• _WHAT TO PRODUCE_
Go through the entries and transcribe each one exactly, dropping the pictures.

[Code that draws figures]
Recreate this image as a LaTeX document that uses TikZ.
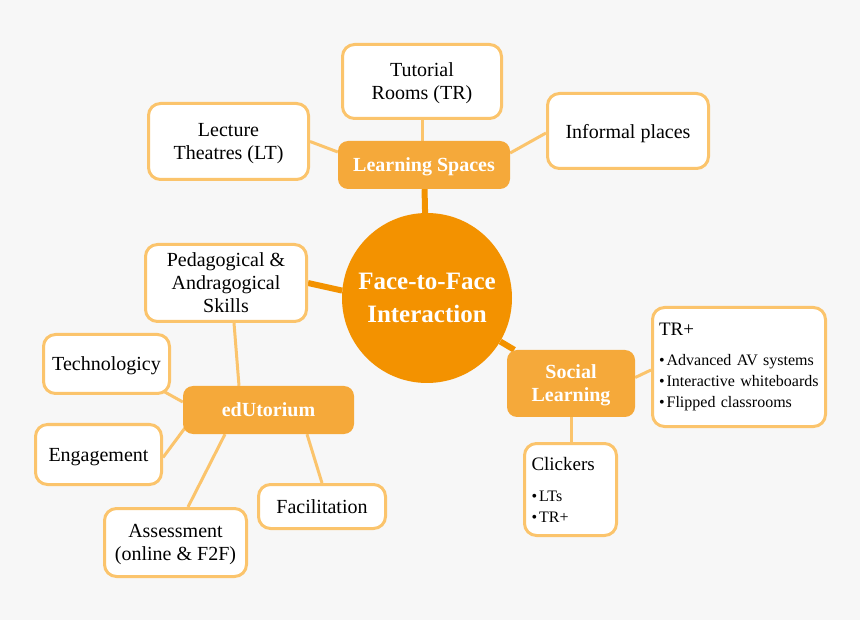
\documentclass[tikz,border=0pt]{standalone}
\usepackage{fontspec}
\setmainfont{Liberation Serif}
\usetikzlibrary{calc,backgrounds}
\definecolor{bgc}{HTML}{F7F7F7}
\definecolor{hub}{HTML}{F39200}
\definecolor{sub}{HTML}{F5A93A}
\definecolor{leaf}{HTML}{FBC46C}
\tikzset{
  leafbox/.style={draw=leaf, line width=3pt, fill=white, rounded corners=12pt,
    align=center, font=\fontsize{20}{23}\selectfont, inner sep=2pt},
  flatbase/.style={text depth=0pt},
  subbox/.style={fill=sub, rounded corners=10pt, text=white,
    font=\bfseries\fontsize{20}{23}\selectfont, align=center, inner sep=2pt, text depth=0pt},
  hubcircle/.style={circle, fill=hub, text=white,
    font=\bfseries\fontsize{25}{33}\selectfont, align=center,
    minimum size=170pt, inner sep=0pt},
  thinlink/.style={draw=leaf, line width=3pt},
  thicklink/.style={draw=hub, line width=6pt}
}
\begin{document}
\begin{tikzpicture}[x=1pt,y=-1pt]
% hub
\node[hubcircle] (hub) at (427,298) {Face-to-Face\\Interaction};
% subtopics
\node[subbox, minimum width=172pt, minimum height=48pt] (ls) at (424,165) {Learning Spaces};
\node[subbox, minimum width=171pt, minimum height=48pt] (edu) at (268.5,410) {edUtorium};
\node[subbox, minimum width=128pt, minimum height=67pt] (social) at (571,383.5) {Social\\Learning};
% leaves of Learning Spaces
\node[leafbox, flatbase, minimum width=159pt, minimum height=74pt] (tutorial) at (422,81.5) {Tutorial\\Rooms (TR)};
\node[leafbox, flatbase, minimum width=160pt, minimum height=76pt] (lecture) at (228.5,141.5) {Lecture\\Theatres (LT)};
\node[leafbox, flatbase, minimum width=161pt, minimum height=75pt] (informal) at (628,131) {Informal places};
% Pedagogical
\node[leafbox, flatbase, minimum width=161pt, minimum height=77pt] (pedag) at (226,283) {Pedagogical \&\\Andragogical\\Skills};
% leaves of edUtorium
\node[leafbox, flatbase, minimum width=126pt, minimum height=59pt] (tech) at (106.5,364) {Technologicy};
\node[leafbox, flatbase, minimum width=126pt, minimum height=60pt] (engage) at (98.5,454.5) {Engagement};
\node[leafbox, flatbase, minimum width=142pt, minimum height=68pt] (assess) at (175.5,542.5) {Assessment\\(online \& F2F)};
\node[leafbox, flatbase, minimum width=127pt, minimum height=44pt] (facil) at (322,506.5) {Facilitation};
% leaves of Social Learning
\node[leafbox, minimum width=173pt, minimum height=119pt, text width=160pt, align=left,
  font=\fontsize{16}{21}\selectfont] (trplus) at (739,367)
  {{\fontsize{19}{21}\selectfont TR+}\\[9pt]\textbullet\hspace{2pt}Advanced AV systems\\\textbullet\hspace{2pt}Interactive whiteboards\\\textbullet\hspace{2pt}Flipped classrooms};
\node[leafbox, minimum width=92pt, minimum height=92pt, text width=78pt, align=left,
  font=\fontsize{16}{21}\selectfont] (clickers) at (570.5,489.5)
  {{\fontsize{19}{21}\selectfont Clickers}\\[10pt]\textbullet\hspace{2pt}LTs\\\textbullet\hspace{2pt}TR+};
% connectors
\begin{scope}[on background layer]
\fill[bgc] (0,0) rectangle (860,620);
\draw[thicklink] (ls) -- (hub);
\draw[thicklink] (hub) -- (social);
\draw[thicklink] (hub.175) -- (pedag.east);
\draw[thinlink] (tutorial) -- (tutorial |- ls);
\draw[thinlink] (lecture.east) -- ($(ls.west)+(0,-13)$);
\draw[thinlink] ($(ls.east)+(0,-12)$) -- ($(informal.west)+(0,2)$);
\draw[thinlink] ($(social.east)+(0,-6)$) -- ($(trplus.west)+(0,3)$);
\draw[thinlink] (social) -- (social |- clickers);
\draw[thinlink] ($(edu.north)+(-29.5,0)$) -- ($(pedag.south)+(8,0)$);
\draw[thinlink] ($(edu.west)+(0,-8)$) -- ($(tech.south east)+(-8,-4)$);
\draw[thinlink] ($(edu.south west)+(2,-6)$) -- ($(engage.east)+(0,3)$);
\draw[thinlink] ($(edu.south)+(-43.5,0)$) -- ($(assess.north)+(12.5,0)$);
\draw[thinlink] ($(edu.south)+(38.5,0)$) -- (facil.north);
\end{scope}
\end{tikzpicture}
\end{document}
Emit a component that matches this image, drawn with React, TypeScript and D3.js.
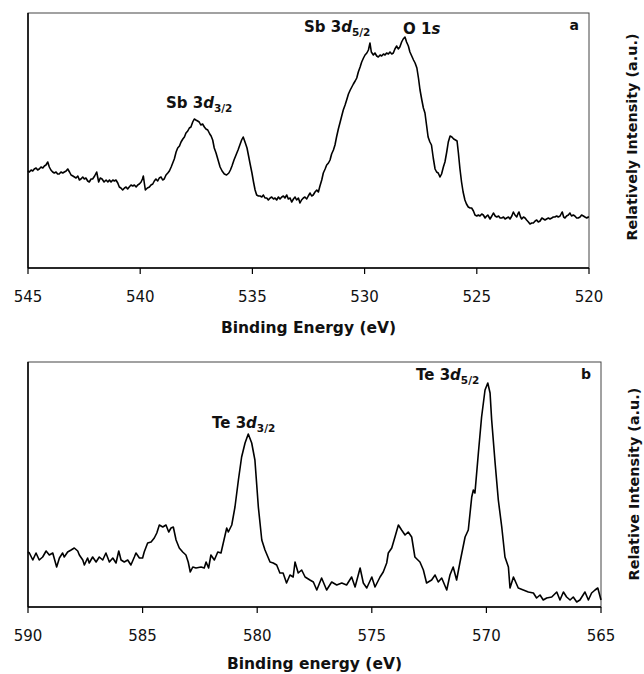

• _ANSWER IN FULL_
Recreate this image as a LaTeX document that uses TikZ.
\documentclass[tikz,border=0pt]{standalone}
\usepackage{fontspec}
\setmainfont{Liberation Serif}
\usetikzlibrary{calc,backgrounds}
\definecolor{bgc}{HTML}{F7F7F7}
\definecolor{hub}{HTML}{F39200}
\definecolor{sub}{HTML}{F5A93A}
\definecolor{leaf}{HTML}{FBC46C}
\tikzset{
  leafbox/.style={draw=leaf, line width=3pt, fill=white, rounded corners=12pt,
    align=center, font=\fontsize{20}{23}\selectfont, inner sep=2pt},
  flatbase/.style={text depth=0pt},
  subbox/.style={fill=sub, rounded corners=10pt, text=white,
    font=\bfseries\fontsize{20}{23}\selectfont, align=center, inner sep=2pt, text depth=0pt},
  hubcircle/.style={circle, fill=hub, text=white,
    font=\bfseries\fontsize{25}{33}\selectfont, align=center,
    minimum size=170pt, inner sep=0pt},
  thinlink/.style={draw=leaf, line width=3pt},
  thicklink/.style={draw=hub, line width=6pt}
}
\begin{document}
\begin{tikzpicture}[x=1pt,y=-1pt]
% hub
\node[hubcircle] (hub) at (427,298) {Face-to-Face\\Interaction};
% subtopics
\node[subbox, minimum width=172pt, minimum height=48pt] (ls) at (424,165) {Learning Spaces};
\node[subbox, minimum width=171pt, minimum height=48pt] (edu) at (268.5,410) {edUtorium};
\node[subbox, minimum width=128pt, minimum height=67pt] (social) at (571,383.5) {Social\\Learning};
% leaves of Learning Spaces
\node[leafbox, flatbase, minimum width=159pt, minimum height=74pt] (tutorial) at (422,81.5) {Tutorial\\Rooms (TR)};
\node[leafbox, flatbase, minimum width=160pt, minimum height=76pt] (lecture) at (228.5,141.5) {Lecture\\Theatres (LT)};
\node[leafbox, flatbase, minimum width=161pt, minimum height=75pt] (informal) at (628,131) {Informal places};
% Pedagogical
\node[leafbox, flatbase, minimum width=161pt, minimum height=77pt] (pedag) at (226,283) {Pedagogical \&\\Andragogical\\Skills};
% leaves of edUtorium
\node[leafbox, flatbase, minimum width=126pt, minimum height=59pt] (tech) at (106.5,364) {Technologicy};
\node[leafbox, flatbase, minimum width=126pt, minimum height=60pt] (engage) at (98.5,454.5) {Engagement};
\node[leafbox, flatbase, minimum width=142pt, minimum height=68pt] (assess) at (175.5,542.5) {Assessment\\(online \& F2F)};
\node[leafbox, flatbase, minimum width=127pt, minimum height=44pt] (facil) at (322,506.5) {Facilitation};
% leaves of Social Learning
\node[leafbox, minimum width=173pt, minimum height=119pt, text width=160pt, align=left,
  font=\fontsize{16}{21}\selectfont] (trplus) at (739,367)
  {{\fontsize{19}{21}\selectfont TR+}\\[9pt]\textbullet\hspace{2pt}Advanced AV systems\\\textbullet\hspace{2pt}Interactive whiteboards\\\textbullet\hspace{2pt}Flipped classrooms};
\node[leafbox, minimum width=92pt, minimum height=92pt, text width=78pt, align=left,
  font=\fontsize{16}{21}\selectfont] (clickers) at (570.5,489.5)
  {{\fontsize{19}{21}\selectfont Clickers}\\[10pt]\textbullet\hspace{2pt}LTs\\\textbullet\hspace{2pt}TR+};
% connectors
\begin{scope}[on background layer]
\fill[bgc] (0,0) rectangle (860,620);
\draw[thicklink] (ls) -- (hub);
\draw[thicklink] (hub) -- (social);
\draw[thicklink] (hub.175) -- (pedag.east);
\draw[thinlink] (tutorial) -- (tutorial |- ls);
\draw[thinlink] (lecture.east) -- ($(ls.west)+(0,-13)$);
\draw[thinlink] ($(ls.east)+(0,-12)$) -- ($(informal.west)+(0,2)$);
\draw[thinlink] ($(social.east)+(0,-6)$) -- ($(trplus.west)+(0,3)$);
\draw[thinlink] (social) -- (social |- clickers);
\draw[thinlink] ($(edu.north)+(-29.5,0)$) -- ($(pedag.south)+(8,0)$);
\draw[thinlink] ($(edu.west)+(0,-8)$) -- ($(tech.south east)+(-8,-4)$);
\draw[thinlink] ($(edu.south west)+(2,-6)$) -- ($(engage.east)+(0,3)$);
\draw[thinlink] ($(edu.south)+(-43.5,0)$) -- ($(assess.north)+(12.5,0)$);
\draw[thinlink] ($(edu.south)+(38.5,0)$) -- (facil.north);
\end{scope}
\end{tikzpicture}
\end{document}
Emit a component that matches this image, drawn with React, TypeScript and D3.js.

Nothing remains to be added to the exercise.